Factoring Terms by Regrouping concept and examples are given in this article. Students who are searching for the best way to solve problems of finding factors can follow this article. All the tricks and tips to learn **Factorization** problems are given in this article. All the students need to do is solve all the problems and test their knowledge. Score good marks in the exam by solving all the problems given in this article.

## Factoring Terms by Regrouping Solved Examples

1. Factorize the expression

(i) p^{2}r + pqr + pc + pqs + q^{2}s + qc

Solution:

Given expression is p^{2}r + pqr + pc + pqs + q^{2}s + qc

Rearrange the terms

p^{2}r + pqr + pqs + q^{2}s + pc + qc

Group the first two terms, middle two terms, and last two terms.

The first two terms are p^{2}r + pqr, middle terms are pqs + q^{2}s, and the last two terms are pc + qc

Take pr^{ }common from the first two terms.

pr (p + q)

Take qs common from the second two terms.

qs (p + q)

Take c common from the last two terms.

c (p + q)

pr (p + q) + qs (p + q) + c (p + q)

Then, take (p + q) common from the above expression.

(p + q) (pr + qs + c)

The final answer is (p + q) (pr + qs + c).

(ii) s^{3}k + s^{2}(k – m) – s(m + n) – n

Solution:

Given expression is s^{3}k + s^{2}(k – m) – s(m + n) – n

Rearrange the terms

s^{3}k + s^{2}k – s^{2}m – sm – sn – n

Group the first two terms, middle two terms, and last two terms.

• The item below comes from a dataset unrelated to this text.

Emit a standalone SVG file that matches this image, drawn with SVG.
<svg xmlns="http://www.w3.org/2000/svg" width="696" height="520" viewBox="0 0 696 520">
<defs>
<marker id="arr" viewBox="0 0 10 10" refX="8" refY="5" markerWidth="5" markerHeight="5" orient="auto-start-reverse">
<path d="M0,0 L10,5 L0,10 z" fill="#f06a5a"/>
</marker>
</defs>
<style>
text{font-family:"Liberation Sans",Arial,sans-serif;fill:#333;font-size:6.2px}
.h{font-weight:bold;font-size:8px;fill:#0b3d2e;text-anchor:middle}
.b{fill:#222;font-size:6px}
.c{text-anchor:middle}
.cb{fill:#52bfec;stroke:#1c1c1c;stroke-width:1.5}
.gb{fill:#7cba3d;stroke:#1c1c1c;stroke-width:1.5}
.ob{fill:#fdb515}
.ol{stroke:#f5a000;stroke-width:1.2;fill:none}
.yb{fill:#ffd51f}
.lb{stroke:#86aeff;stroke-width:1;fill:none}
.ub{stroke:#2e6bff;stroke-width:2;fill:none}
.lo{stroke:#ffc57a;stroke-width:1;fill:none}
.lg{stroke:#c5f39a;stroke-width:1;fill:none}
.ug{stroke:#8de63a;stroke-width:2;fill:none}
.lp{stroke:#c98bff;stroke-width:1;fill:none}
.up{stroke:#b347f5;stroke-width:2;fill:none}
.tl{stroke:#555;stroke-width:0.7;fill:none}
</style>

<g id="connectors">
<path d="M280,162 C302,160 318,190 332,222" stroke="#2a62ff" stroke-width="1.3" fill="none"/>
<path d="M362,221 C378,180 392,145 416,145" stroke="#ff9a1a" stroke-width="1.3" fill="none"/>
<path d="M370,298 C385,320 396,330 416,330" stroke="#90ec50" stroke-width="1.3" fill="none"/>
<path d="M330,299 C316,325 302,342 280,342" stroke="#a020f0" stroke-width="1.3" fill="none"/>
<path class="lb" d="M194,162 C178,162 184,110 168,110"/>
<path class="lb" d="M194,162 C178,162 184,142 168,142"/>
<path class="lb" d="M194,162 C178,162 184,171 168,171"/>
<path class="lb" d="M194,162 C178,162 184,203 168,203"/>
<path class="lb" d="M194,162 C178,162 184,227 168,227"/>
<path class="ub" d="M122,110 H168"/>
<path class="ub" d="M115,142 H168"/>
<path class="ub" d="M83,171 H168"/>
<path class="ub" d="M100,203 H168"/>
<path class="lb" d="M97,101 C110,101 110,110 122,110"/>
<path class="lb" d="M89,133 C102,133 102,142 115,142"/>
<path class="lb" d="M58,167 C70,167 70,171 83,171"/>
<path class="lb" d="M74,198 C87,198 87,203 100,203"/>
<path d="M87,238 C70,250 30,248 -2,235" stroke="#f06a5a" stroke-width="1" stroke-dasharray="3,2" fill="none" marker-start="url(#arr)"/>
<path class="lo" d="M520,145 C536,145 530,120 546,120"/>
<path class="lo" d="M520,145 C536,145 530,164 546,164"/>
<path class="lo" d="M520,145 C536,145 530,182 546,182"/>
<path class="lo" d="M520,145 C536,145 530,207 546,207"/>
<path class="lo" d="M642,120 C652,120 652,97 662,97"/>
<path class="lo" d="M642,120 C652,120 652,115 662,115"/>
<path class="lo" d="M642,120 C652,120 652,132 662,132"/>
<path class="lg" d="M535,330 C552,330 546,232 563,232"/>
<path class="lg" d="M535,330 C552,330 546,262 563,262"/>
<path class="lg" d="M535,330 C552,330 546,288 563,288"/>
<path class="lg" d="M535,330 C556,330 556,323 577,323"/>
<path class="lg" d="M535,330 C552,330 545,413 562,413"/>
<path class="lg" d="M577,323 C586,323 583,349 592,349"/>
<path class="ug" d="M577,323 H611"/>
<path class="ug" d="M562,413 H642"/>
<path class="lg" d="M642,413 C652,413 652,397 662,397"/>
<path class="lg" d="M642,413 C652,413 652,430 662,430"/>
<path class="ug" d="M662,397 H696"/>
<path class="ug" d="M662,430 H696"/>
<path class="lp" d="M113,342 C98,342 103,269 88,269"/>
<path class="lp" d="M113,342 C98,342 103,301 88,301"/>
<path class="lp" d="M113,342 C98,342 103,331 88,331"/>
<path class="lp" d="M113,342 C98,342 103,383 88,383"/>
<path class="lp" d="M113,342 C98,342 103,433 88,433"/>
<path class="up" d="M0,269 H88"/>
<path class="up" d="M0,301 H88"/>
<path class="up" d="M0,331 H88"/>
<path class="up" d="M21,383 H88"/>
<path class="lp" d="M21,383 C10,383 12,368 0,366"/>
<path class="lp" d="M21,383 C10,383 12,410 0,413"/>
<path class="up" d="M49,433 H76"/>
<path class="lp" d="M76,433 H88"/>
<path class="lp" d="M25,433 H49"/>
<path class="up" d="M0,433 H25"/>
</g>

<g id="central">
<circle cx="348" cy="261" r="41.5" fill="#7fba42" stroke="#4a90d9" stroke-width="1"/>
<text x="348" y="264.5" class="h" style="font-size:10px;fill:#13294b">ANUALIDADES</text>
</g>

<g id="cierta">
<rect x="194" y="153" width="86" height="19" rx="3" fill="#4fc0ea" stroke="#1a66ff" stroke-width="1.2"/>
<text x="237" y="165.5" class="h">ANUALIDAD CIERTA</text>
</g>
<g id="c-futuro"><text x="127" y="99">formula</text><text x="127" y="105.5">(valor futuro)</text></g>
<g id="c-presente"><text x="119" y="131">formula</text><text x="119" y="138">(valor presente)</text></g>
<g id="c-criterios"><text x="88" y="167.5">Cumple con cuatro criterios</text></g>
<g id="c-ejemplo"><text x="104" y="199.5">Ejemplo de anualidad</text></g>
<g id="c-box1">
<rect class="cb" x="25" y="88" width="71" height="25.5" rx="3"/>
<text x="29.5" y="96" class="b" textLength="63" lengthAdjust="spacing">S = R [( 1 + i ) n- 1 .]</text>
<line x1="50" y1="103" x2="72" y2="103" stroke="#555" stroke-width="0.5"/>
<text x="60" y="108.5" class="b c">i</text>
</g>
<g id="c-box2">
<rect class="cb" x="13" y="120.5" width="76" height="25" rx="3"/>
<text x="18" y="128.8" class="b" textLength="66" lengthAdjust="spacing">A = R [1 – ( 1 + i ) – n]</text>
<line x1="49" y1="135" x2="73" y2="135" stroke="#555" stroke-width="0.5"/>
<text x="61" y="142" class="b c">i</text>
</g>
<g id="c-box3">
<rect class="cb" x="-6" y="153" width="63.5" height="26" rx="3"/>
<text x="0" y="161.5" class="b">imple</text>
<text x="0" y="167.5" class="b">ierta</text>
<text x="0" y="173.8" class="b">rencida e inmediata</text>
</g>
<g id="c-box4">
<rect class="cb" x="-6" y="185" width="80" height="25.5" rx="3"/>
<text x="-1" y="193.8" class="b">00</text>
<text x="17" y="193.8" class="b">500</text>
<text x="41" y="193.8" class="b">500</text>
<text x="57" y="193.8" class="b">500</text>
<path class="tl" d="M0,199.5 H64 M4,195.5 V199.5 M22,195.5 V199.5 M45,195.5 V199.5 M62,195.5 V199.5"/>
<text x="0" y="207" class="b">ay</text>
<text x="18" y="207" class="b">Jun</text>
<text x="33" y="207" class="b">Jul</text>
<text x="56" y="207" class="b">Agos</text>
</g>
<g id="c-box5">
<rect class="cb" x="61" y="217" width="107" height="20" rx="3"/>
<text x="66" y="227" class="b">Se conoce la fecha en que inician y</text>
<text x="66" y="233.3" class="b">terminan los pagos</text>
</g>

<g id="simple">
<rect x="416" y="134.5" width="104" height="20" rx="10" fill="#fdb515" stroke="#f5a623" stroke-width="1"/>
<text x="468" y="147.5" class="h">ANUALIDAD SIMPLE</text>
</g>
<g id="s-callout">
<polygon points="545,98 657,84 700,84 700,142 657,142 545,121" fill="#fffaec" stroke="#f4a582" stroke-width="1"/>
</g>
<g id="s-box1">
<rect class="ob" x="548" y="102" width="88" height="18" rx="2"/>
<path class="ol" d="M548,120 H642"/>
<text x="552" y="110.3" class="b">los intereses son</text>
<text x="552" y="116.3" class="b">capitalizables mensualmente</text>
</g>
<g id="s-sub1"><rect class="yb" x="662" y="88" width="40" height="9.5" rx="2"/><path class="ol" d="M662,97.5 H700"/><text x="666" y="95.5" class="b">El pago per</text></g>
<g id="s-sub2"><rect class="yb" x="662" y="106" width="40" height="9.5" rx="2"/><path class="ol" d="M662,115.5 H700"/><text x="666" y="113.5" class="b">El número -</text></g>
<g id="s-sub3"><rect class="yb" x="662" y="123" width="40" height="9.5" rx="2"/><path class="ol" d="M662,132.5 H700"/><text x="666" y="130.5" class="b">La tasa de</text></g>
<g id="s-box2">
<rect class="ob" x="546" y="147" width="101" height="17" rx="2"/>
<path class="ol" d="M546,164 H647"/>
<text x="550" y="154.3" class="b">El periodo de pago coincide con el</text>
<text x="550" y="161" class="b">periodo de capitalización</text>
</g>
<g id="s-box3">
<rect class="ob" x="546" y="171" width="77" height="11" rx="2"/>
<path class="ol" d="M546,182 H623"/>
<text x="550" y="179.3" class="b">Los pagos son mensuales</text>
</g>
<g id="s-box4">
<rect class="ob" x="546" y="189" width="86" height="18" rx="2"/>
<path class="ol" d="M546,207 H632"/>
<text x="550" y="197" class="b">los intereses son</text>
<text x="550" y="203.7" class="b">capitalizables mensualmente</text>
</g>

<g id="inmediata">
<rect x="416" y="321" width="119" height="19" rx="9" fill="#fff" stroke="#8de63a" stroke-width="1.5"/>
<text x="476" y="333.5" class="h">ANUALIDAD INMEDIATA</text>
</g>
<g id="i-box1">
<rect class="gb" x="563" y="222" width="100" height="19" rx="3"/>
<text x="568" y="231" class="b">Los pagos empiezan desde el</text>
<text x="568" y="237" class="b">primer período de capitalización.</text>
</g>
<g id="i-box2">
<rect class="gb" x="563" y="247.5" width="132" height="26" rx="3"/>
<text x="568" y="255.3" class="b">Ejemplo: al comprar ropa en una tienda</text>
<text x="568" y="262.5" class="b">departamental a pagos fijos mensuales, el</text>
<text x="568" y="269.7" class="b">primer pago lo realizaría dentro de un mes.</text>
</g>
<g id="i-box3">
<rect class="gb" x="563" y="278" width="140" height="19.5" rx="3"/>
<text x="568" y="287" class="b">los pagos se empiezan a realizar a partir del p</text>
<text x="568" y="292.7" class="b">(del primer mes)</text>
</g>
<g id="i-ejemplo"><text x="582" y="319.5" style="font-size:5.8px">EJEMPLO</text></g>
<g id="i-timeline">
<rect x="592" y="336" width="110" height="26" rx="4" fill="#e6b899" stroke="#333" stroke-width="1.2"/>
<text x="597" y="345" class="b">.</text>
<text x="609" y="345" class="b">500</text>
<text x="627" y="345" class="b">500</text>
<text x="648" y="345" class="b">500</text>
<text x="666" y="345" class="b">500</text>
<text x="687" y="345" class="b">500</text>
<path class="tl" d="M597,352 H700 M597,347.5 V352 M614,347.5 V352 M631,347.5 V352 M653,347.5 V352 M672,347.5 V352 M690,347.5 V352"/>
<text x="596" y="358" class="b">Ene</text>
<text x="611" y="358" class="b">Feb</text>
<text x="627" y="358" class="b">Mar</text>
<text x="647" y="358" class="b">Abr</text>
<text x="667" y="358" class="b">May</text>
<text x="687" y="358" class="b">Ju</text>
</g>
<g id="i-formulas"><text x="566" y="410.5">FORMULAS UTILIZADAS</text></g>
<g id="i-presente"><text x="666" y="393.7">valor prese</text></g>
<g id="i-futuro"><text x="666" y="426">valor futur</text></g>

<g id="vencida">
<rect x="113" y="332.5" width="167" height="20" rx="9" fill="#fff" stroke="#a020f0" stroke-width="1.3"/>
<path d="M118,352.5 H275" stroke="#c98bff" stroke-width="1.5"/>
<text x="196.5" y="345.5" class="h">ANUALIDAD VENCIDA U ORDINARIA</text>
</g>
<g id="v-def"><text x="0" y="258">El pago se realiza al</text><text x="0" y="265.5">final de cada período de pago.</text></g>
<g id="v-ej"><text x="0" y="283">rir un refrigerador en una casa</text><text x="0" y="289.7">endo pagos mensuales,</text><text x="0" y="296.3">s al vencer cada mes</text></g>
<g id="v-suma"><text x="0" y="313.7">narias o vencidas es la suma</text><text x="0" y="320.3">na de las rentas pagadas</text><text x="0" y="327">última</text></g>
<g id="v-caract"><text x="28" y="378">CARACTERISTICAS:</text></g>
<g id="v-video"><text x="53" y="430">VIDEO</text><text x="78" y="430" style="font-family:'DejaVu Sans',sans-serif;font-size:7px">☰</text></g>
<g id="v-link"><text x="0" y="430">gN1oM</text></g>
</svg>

The first two terms are s^{3}k + s^{2}k, the middle terms are – s^{2}m – sm, and the second two terms are – sn – n

Take s^{2}k^{ }common from the first two terms.

s^{2}k (s + 1)

Take – sm common from the middle two terms.

– sm (s + 1)

Take -n common from the last two terms.

-n (s + 1)

s^{2}k (s + 1) – sm (s + 1) – n (s + 1)

Then, take (s + 1) common from the above expression.

(s + 1) (s^{2}k – sm – n)

The final answer is (s + 1) (s^{2}k – sm – n).

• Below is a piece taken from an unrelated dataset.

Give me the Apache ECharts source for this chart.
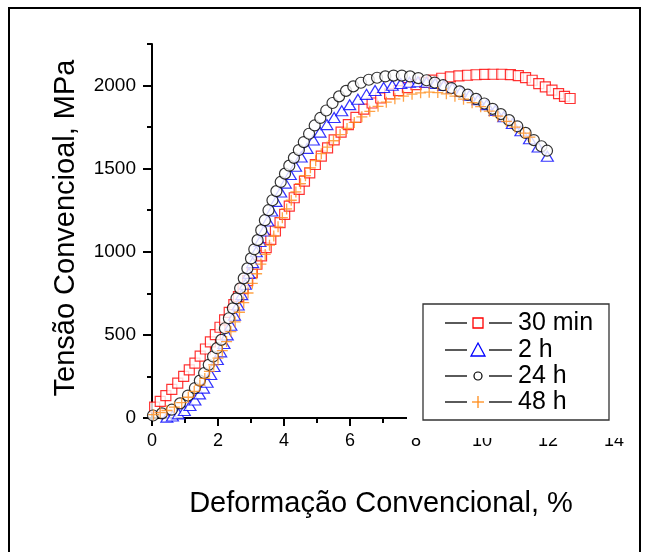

2. How to factorize by grouping the following expressions?

(i) px – qx + qy + ry – rx – py

Solution:

Given expression is px – qx + qy + ry – rx – py

Rearrange the terms

px – qx – rx + qy + ry – py

Group the first three terms, and last three terms.

The first three terms are px – qx – rx, and the last three terms are qy + ry – py

Take x^{ }common from the first three terms.

x (p – q – r)

Take y common from the last three terms.

-y (p – q – r)

x (p – q – r) – y (p – q – r)

Then, take (p – q – r) common from the above expression.

(p – q – r) (x – y)

The final answer is (p – q – r) (x – y).

(ii) a^{3} – 2a^{2} + ma + a – 2m – 2

Solution:

Given expression is a^{3} – 2a^{2} + ma + a – 2m – 2

Rearrange the terms

a^{3} – 2a^{2} + ma – 2m+ a – 2

Group the first two terms, middle two terms, and last two terms.

The first two terms are a^{3} – 2a^{2}, the middle terms are ma – 2m, and the last two terms are a – 2

Take a^{2}^{ }common from the first two terms.

a^{2} (a – 2)

Take m common from the middle two terms.

m (a – 2)

Take 1 common from the last two terms.

1 (a – 2)

a^{2} (a – 2) + m (a – 2) + 1 (a – 2)

Then, take (a – 2) common from the above expression.

(a – 2) (a^{2} + m + 1)

The final answer is (a – 2) (a2 + m + 1).